Based on this trust, if a brand spends now and only sees the targeted consumer buying the product a year later - you were building trust, and if you instantly got a consumer buying into your brand - you're retaining your consumer.
A consumer who "trusts" a brand will keep the knowledge gained through advertising and this is an investment for any brand - not an expenditure. What the industry does not really talk about is that consumer trust stems from recommendations and opinions and not really advertising. Advertising or content marketing is the "next big thing" the "trend watcher" that keeps ahead of the world and talks to the market continuously to maintain and build consumer engagement.
To build trust, a brand has to be doing the right thing in addressing consumer needs and problems to get them not only using the brand but talking about it positively too. Advertising through great content to consumers will always be relevant irrespective of what the platform is and how much the media landscape is changing. However, it is imperative for brands to be entertaining and not just "story-tell" but "act it out" by addressing problems and solving it.
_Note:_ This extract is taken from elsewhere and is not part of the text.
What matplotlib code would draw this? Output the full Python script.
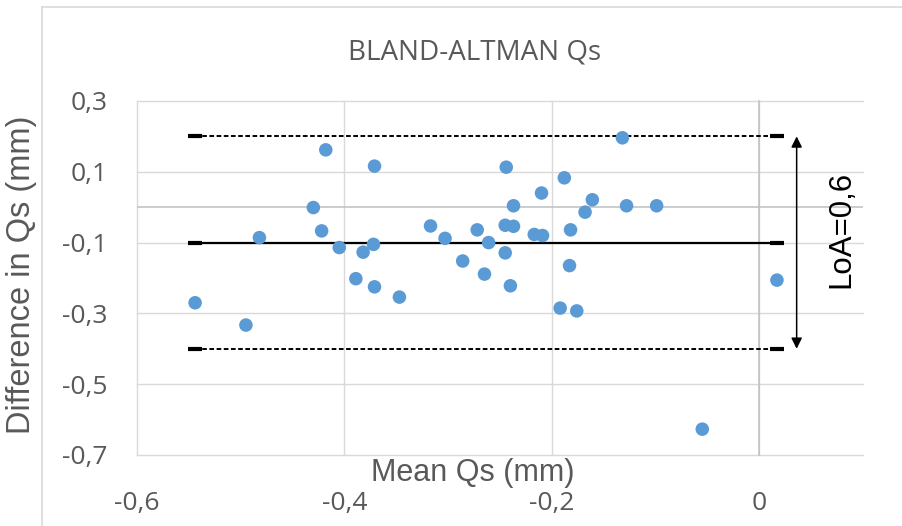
import matplotlib
matplotlib.use('Agg')
import matplotlib.pyplot as plt
from matplotlib.lines import Line2D

# Bland-Altman data
mean_qs = [-0.544, -0.495, -0.482, -0.418, -0.430, -0.422, -0.405, -0.389, -0.382, -0.371,
           -0.372, -0.371, -0.347, -0.317, -0.303, -0.286, -0.272, -0.265, -0.261, -0.244,
           -0.245, -0.237, -0.237, -0.245, -0.240, -0.210, -0.217, -0.209, -0.188, -0.182,
           -0.183, -0.192, -0.176, -0.168, -0.161, -0.132, -0.128, -0.099, 0.017, -0.055]
diff_qs = [-0.270, -0.333, -0.086, 0.162, -0.001, -0.067, -0.114, -0.202, -0.127, 0.116,
           -0.105, -0.225, -0.254, -0.053, -0.088, -0.152, -0.064, -0.189, -0.100, 0.113,
           -0.051, -0.054, 0.004, -0.129, -0.222, 0.040, -0.077, -0.080, 0.083, -0.064,
           -0.165, -0.285, -0.293, -0.014, 0.021, 0.196, 0.004, 0.004, -0.206, -0.627]

bias = -0.1
loa_upper = 0.2
loa_lower = -0.4
loa_label = 'LoA=0,6'

x_ticks = [-0.6, -0.4, -0.2, 0]
x_tick_labels = ['-0,6', '-0,4', '-0,2', '0']
y_ticks = [0.3, 0.1, -0.1, -0.3, -0.5, -0.7]
y_tick_labels = ['0,3', '0,1', '-0,1', '-0,3', '-0,5', '-0,7']

txt_color = '#595959'
grid_color = '#d9d9d9'
dot_color = '#5b9bd5'

fig = plt.figure(figsize=(9.02, 5.26), dpi=100)
ax = fig.add_axes([0.1519, 0.1350, 0.8049, 0.6730])

ax.set_xlim(-0.6, 0.1)
ax.set_ylim(-0.7, 0.3)
for s in ax.spines.values():
    s.set_visible(False)

ax.set_xticks(x_ticks)
ax.set_xticklabels(x_tick_labels, family='Open Sans')
ax.set_yticks(y_ticks)
ax.set_yticklabels(y_tick_labels, family='Open Sans')
ax.tick_params(axis='x', length=0, pad=26, labelsize=19, labelcolor=txt_color)
ax.tick_params(axis='y', length=0, pad=21, labelsize=19, labelcolor=txt_color)
ax.grid(True, color=grid_color, lw=1.0, zorder=0)
for gl in ax.get_xgridlines() + ax.get_ygridlines():
    gl.set_clip_on(False)
ax.set_axisbelow(True)

# axis lines through zero
ax.axhline(0, color='#bfbfbf', lw=1.1, zorder=1)
ax.axvline(0, color='#bfbfbf', lw=1.1, zorder=1, clip_on=False)

x0, x1 = min(mean_qs), max(mean_qs)
ax.plot([x0, x1], [bias, bias], color='black', lw=1.6, marker='_', ms=10, mew=3, zorder=2)
for lim in [loa_upper, loa_lower]:
    ax.plot([x0, x1], [lim, lim], color='black', lw=1.4, dashes=(2.4, 1.3),
            marker='_', ms=10, mew=3, zorder=2)

ax.scatter(mean_qs, diff_qs, s=95, color=dot_color, edgecolors='none', zorder=3)

ax.annotate('', xy=(0.036, loa_upper), xytext=(0.036, loa_lower),
            arrowprops=dict(arrowstyle='<|-|>', color='black', lw=1.1,
                            mutation_scale=16, shrinkA=0, shrinkB=0))
ax.text(0.079, (loa_upper + loa_lower) / 2 + 0.036, loa_label, rotation=90,
        ha='center', va='center', fontsize=22.5, family='Liberation Sans', color='black')

fig.text(474.5 / 902, 1 - 52.5 / 526, 'BLAND-ALTMAN Qs', ha='center', va='center',
         fontsize=20, family='Open Sans', color=txt_color)
fig.text(472.5 / 902, 1 - 481 / 526, 'Mean Qs (mm)', ha='center', va='baseline',
         fontsize=22, family='Liberation Sans', color=txt_color)
fig.text(22 / 902, 1 - 274.5 / 526, 'Difference in Qs (mm)', ha='center', va='center',
         rotation=90, fontsize=23.5, family='Liberation Sans', color=txt_color)

# chart area border (left and top edges visible)
fig.add_artist(Line2D([42 / 902, 42 / 902], [0, 1 - 7 / 526], color=grid_color, lw=1.2,
                      transform=fig.transFigure))
fig.add_artist(Line2D([42 / 902, 1], [1 - 7 / 526, 1 - 7 / 526], color=grid_color, lw=1.2,
                      transform=fig.transFigure))

fig.savefig('out.png', dpi=100)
In this fast changing consumer landscape it has also become important for brands and media platforms to "find their purpose" and make sure to use it to engage with the market. One of the best ways to unpack "the purpose" is by using rich data to drive advertising content into becoming "insights impersonators".
No matter how much the landscape changes, advertising will always be relevant if used in the right context - but only if it's seen as an investment - which it is, and not as an expense.